La question de maintenir l’écart, ni ignoré, ni pris trop au sérieux est d’autant plus prégnant que le parlêtre a fait l’expérience, internationale, du confinement-déconfinement, ce drôle de signifiant qui vient témoigner de la réalité de la fonction maternelle rassurante entre toutes qui nous a isolé chez nous à l’abri pour nous abandonner à notre survie sous couvert d’une économie à préserver.

Le parlêtre, ayant goûté à l’intensité d’une fonction maternelle collective, s’y croit conditionné à sa survie et l’appelle au point de morceler le moi et le corps.
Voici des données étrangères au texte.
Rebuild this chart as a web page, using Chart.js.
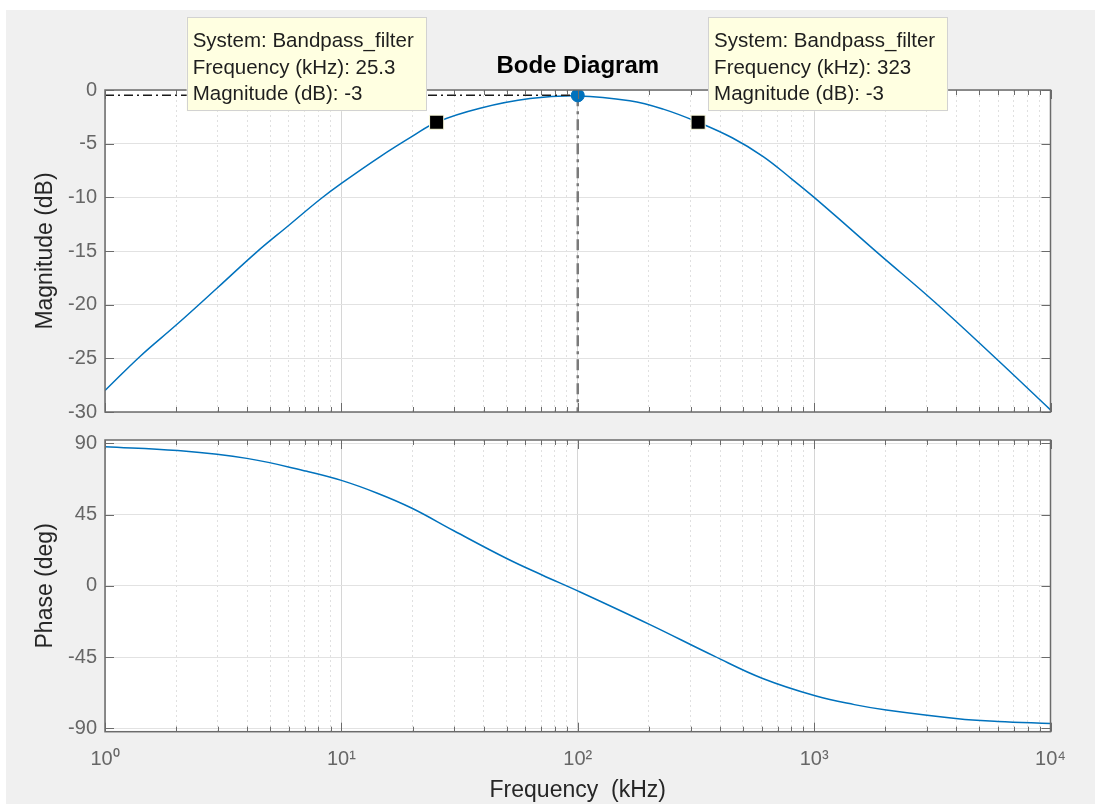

L’analyste y a une voie, celle de ne pas satisfaire la demande, peu de lieux la garantiront. Cette voie permettra la possibilité de faire d’une angoisse de morcellement une angoisse désirante, cette démarche se jouant dans la grande majorité des entretiens préliminaires où le début de l’affaire consiste déjà à ne pas répondre au présent, seulement, mais de proposer au sujet de se raconter, une histoire.

Ce qui permet de le penser, réside dans l’épreuve de la clinique, où finalement les analysants ont pu, eux, sous couvert d’un transfert analytique se soustraire suffisamment au discours ambiant pour en être globalement préservés et en mouvement.